# Fluval Flex?



## solarz (Aug 31, 2010)

Anyone has experience with these new tanks?

I saw it at BA the other day, and really liked the vertically bowed front. BA has it on sale this Black Friday, and I'm tempted to get one.

One problem I could think of is magnet algae scrapers won't work. I'm also not sure how strong the light that comes with tank is.


----------



## PPulcher (Nov 17, 2006)

I'm all ears too! I saw one last week at the Vaughan location and my wife liked the look of it. How is the deal? I haven't seen any black friday stuff released yet.


----------



## solarz (Aug 31, 2010)

PPulcher said:


> I'm all ears too! I saw one last week at the Vaughan location and my wife liked the look of it. How is the deal? I haven't seen any black friday stuff released yet.


I got a flier from BA vaughan. It advertised "starting from 99$", which is probably for the 9g. The 15g is probably 30-40$ more.


----------



## Splak (May 1, 2013)

I got this tank about 6 months ago, and I LOVE it. I am using it as a planted shrimp tank, the only down side is the slits in the back where the water goes to be filtered, small fish or shrimp can get stuck back there. My solution was a large peice of aquaclear foam cut to size to block the holes, problem solved!

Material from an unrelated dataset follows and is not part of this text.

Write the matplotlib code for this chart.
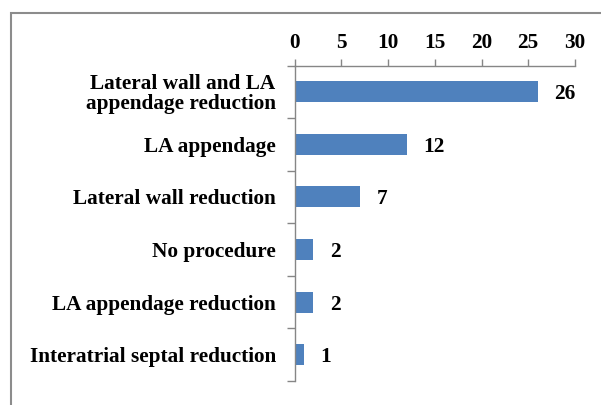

The light it comes with is working wonders for my plants, which are repens, anubias, and some others I don't know the names of. Very low algae growth and what I do get is eaten by my one nirite snail. Sorry for all the spelling errors hehe.

To me, this tank gets a 9/10, the only reason not 10/10 is due to the silicone not being so clean on my tank, but a razor cleaned that up really fast!

Ill try and post a pick of my tank asap


----------



## PPulcher (Nov 17, 2006)

solarz said:


> I got a flier from BA vaughan. It advertised "starting from 99$", which is probably for the 9g. The 15g is probably 30-40$ more.


Thanks for that! I'm more into the 15 gallon. I'll look for the flyer in my mailbox too.



Splak said:


> I got this tank about 6 months ago, and I LOVE it. I am using it as a planted shrimp tank, the only down side is the slits in the back where the water goes to be filtered, small fish or shrimp can get stuck back there. My solution was a large peice of aquaclear foam cut to size to block the holes, problem solved!


Thanks for the review! Sounds like a keeper.


----------



## Jackson (Jan 30, 2009)

Bought one 15 gallon and 3 months after i have 3 going. The pump is a little underpowered but it’s not a big deal. 

If you buy one make them open it up to see if it the newer package that has the overflow guards. 
The first one I bought didn’t come with them because they weren’t out yet. 

They had lots of complaints about fish,shrimp etc getting into the filter compartment and dying.

I’d recommend it to anyone looking for a smallish aquarium


----------



## Jackson (Jan 30, 2009)

Splak said:


> I got this tank about 6 months ago, and I LOVE it. I am using it as a planted shrimp tank, the only down side is the slits in the back where the water goes to be filtered, small fish or shrimp can get stuck back there. My solution was a large peice of aquaclear foam cut to size to block the holes, problem solved!
> 
> The light it comes with is working wonders for my plants, which are repens, anubias, and some others I don't know the names of. Very low algae growth and what I do get is eaten by my one nirite snail. Sorry for all the spelling errors hehe.
> 
> ...


Contact Hagen or the store youbiught it from 
They'll get you the guards for the slits


----------



## Joseph93 (Oct 7, 2017)

I don't have this but I looked into this as a temp. saltwater setup. Two main things people noted about the Flex was that the pump is weak and that the light could be better.


----------



## solarz (Aug 31, 2010)

Joseph93 said:


> I don't have this but I looked into this as a temp. saltwater setup. Two main things people noted about the Flex was that the pump is weak and that the light could be better.


You know, I was just thinking how the magnifying property of the topdown bow front would be great for viewing corals.

I wonder if you could fit a skimmer in the backpanel, and add a couple of LED strips to the cover.


----------



## Joseph93 (Oct 7, 2017)

solarz said:


> You know, I was just thinking how the magnifying property of the topdown bow front would be great for viewing corals.
> 
> I wonder if you could fit a skimmer in the backpanel, and add a couple of LED strips to the cover.


I think I saw somewhere that the overflow compartment has similar dimensions to the 13.5G EVO. But I figured that if you're paying full price for the Flex, its pretty close to historical sale prices of the IM 20, which has much higher quality glass.


----------



## Pocky (Jun 20, 2015)

I have the 9gal version. Got it half a year ago. I have shrimp in there. I'm bored of it. Looking to sell it soon.


----------



## goffebeans (Jul 23, 2007)

Saw the tank at shrimpfever. 
They sell it with the matching stand. ~$150 for the stand, ~$130 for the tank


----------